Outro ponto de atenção nos parece ser as propostas de súmulas que simplesmente repetem texto legal, a exemplo da Proposta nº 9, que aduz: “A comprovação da prática dolosa de atos simulados com o objetivo de impedir ou retardar o conhecimento da ocorrência do fato gerador ou de aspectos deste impõe a aplicação da multa de ofício qualificada”. Ora, esse é exatamente o teor do art. 44, I e §1º da Lei nº 9.430/96 c/c art. 71 da Lei nº 4.502/76. O ponto que gera controvérsia nos casos concretos não é a premissa jurídica acima, claríssima na lei, mas sim a verificação fática da ocorrência de “atos dolosos” e da sonegação em si.
Também há propostas com redação vaga ou imprecisa, a exemplo da Proposta nº 8, a respeito da apresentação reiterada de Declaração de DCTF com valores inferiores aos apurados em ação fiscal, para imposição de multa de ofício qualificada. Ora, o que seria “reiterado”? Ademais, qualquer importe inferior estaria albergado, mesmo valores mínimos diante da declaração[7]?
Tratam-se, portanto, de propostas de súmula que nada colaboram para dar eficiência e racionalidade aos julgamentos do Carf, por simplesmente reproduzir disposição legal, ou por trazer mais complexidades aos casos.
Concluindo, as súmulas, como medidas de otimização e eficiência do processo administrativo, são sempre bem-vindas, trazendo segurança e previsibilidade nos julgamentos, além de igualdade na aplicação das regras a todos os contribuintes.

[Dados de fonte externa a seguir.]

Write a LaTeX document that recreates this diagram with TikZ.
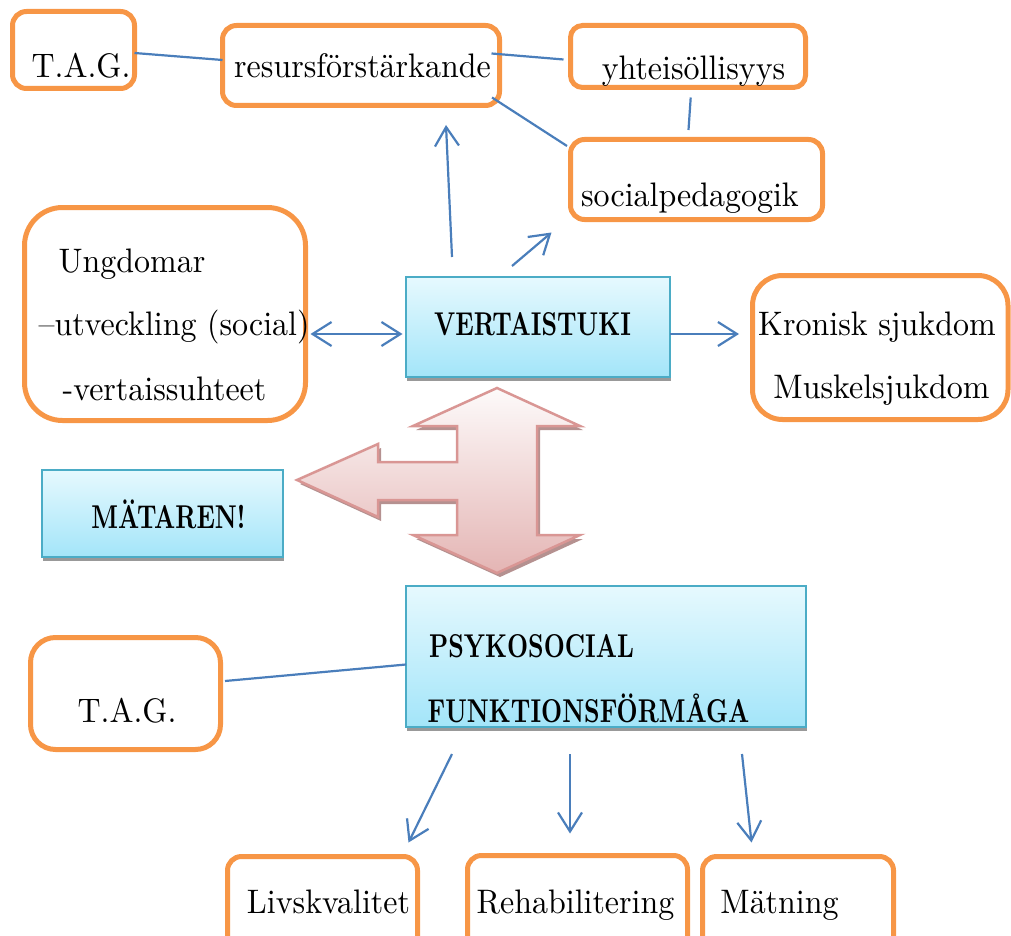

Todavia, o contexto atual, com uma nova regra de desempate (ainda por cima sob contestação judicial) traz uma camada adicional de complexidade ao processo de deliberação sumular, além dos demais aspectos problemáticos que deverão ser considerados pelos conselheiros, alguns deles pontuados neste artigo.
É preciso ponderação, técnica e atenção, não só para saber as perguntas certas a serem feitas para o exercício dessa função, mas também as respostas corretas que deverão ser dadas, visando o fortalecimento e aprimoramento de um metodologicamente adequado sistema de precedentes no âmbito do Carf.

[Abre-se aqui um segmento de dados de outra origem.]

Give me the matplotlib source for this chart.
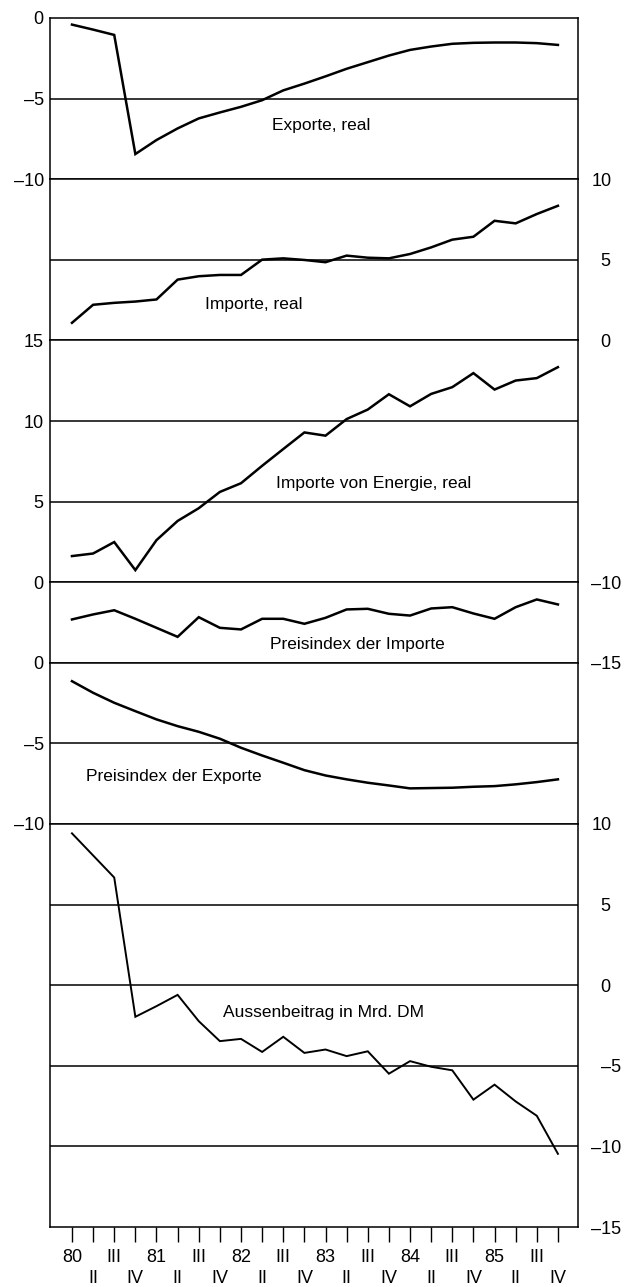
import matplotlib
matplotlib.use("Agg")
import matplotlib.pyplot as plt

# Quarters 1980 I .. 1985 IV
years = ["80", "81", "82", "83", "84", "85"]
roman = ["II", "III", "IV"]

exporte_real = [-0.41, -0.72, -1.05, -8.44, -7.57, -6.85, -6.23, -5.86, -5.51, -5.10,
                -4.49, -4.07, -3.62, -3.15, -2.74, -2.33, -1.98, -1.77, -1.60, -1.54,
                -1.52, -1.52, -1.56, -1.67]
importe_real = [1.09, 2.21, 2.33, 2.41, 2.54, 3.77, 3.98, 4.06, 4.06, 5.01,
                5.09, 4.99, 4.85, 5.26, 5.13, 5.09, 5.36, 5.77, 6.25, 6.43,
                7.42, 7.26, 7.84, 8.35]
importe_energie = [1.62, 1.78, 2.49, 0.75, 2.61, 3.80, 4.59, 5.60, 6.14, 7.22,
                   8.26, 9.29, 9.09, 10.12, 10.71, 11.66, 10.91, 11.68, 12.10, 12.97,
                   11.95, 12.51, 12.66, 13.34]
preisindex_importe = [-12.31, -12.00, -11.74, -12.27, -12.83, -13.39, -12.17, -12.83, -12.93, -12.27,
                      -12.27, -12.58, -12.21, -11.69, -11.65, -11.96, -12.07, -11.63, -11.55, -11.94,
                      -12.27, -11.55, -11.07, -11.38]
preisindex_exporte = [-1.14, -1.86, -2.48, -3.00, -3.51, -3.93, -4.28, -4.71, -5.27, -5.75,
                      -6.20, -6.66, -6.99, -7.23, -7.44, -7.61, -7.79, -7.77, -7.75, -7.69,
                      -7.65, -7.54, -7.40, -7.23]
aussenbeitrag = [9.42, 8.05, 6.68, -1.96, -1.30, -0.60, -2.23, -3.47, -3.33, -4.14,
                 -3.20, -4.20, -3.99, -4.40, -4.10, -5.49, -4.71, -5.06, -5.28, -7.10,
                 -6.17, -7.21, -8.10, -10.46]

titles = ["Exporte, real", "Importe, real", "Importe von Energie, real",
          "Preisindex der Importe", "Preisindex der Exporte", "Aussenbeitrag in Mrd. DM"]

plt.rcParams["font.family"] = ["Liberation Sans", "DejaVu Sans"]

quarter_labels = []
for y in years:
    quarter_labels += [y] + roman
x = list(range(len(quarter_labels)))


def fmt(v, side):
    s = str(v).replace("-", "\u2013")
    # right-hand labels: single digits sit in a two-digit slot
    if side == "right" and abs(v) < 10:
        s = "\u2007" + s
    return s


# (series, ylim, tick side, ticks, label position, line width)
panels = [
    (exporte_real, (-10, 0), "left", [0, -5, -10], (11.8, -6.65), 1.8),
    (importe_real, (0, 10), "right", [10, 5, 0], (8.6, 2.25), 1.8),
    (importe_energie, (0, 15), "left", [15, 10, 5, 0], (14.3, 6.1), 1.8),
    (preisindex_importe, (-15, -10), "right", [-10, -15], (13.5, -13.85), 1.8),
    (preisindex_exporte, (-10, 0), "left", [0, -5, -10], (4.8, -7.05), 1.8),
    (aussenbeitrag, (-15, 10), "right", [10, 5, 0, -5, -10, -15], (11.9, -1.7), 1.4),
]

fig = plt.figure(figsize=(6.26, 12.87), dpi=100)
gs = fig.add_gridspec(6, 1, height_ratios=[10, 10, 15, 5, 10, 25], hspace=0,
                      left=50 / 626, right=578 / 626, top=1 - 18 / 1287, bottom=1 - 1227 / 1287)

axes = []
for k, (series, ylim, side, ticks, (tx, ty), lw) in enumerate(panels):
    ax = fig.add_subplot(gs[k])
    ax.plot(x, series, color="black", lw=lw, solid_joinstyle="miter")
    ax.set_xlim(-1.04, 23.95)
    ax.set_ylim(*ylim)
    for g in range(ylim[0] + 5, ylim[1], 5):
        ax.axhline(g, color="black", lw=1.1)
    for s in ax.spines.values():
        s.set_linewidth(1.1)
    ax.set_yticks(ticks)
    ax.set_yticklabels([fmt(t, side) for t in ticks])
    if side == "left":
        ax.tick_params(axis="y", length=0, pad=4.5, labelsize=13)
    else:
        ax.tick_params(axis="y", length=0, pad=9.5, labelsize=13,
                       left=False, labelleft=False, right=False, labelright=True)
    ax.set_xticks([])
    ax.text(tx, ty, titles[k], ha="center", va="center", fontsize=12.5)
    axes.append(ax)

ax = axes[-1]
ax.set_xticks(x[0::2])
ax.set_xticklabels(quarter_labels[0::2])
ax.set_xticks(x[1::2], minor=True)
ax.set_xticklabels(quarter_labels[1::2], minor=True)
ax.tick_params(axis="x", which="major", length=11, width=1.0, pad=4.5, labelsize=13)
ax.tick_params(axis="x", which="minor", length=11, width=1.0, pad=20, labelsize=13)

fig.savefig("out.png", dpi=100)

[1] Até porque os julgadores de um Tribunal, seja ele administrativo ou judicial, não possuem legitimidade democrática para veicularem disposições de caráter legal.
[2] https://www.conjur.com.br/2019-set-11/rejeicao-dedutibilidade-juros-capital-proprio-retroativo
[3] Isso não implica a nossa concordância com a constitucionalidade dessa regra, mas apenas reconhece que se trata de norma válida, vigente e eficaz.
[4] Sobre nossa opinião a respeito do alcance do art. 19-E, v. https://www.conjur.com.br/2020-mai-27/direto-carf-reflexoes-alcance-direto-indireto-artigo-19-lei-1052202
[5] Nessa situação de overruling o cancelamento da súmula pode ser justificado quanto a mudança legal tenha efeitos retrospectivos, ou como forma de gerar eficiência nos julgamentos, evitando que os conselheiros tenham sempre o ônus argumentativo de demonstrar a superação da súmula.
[6] Sobre esse tema, já tivemos a oportunidade de expor nosso entendimento: https://www.conjur.com.br/2021-fev-17/direto-carf-hora-refletir-sumula-11-carf .
[7] Lembrando que nestes casos, a extensão do valor omitido sempre foi levada em conta como indício de dolo.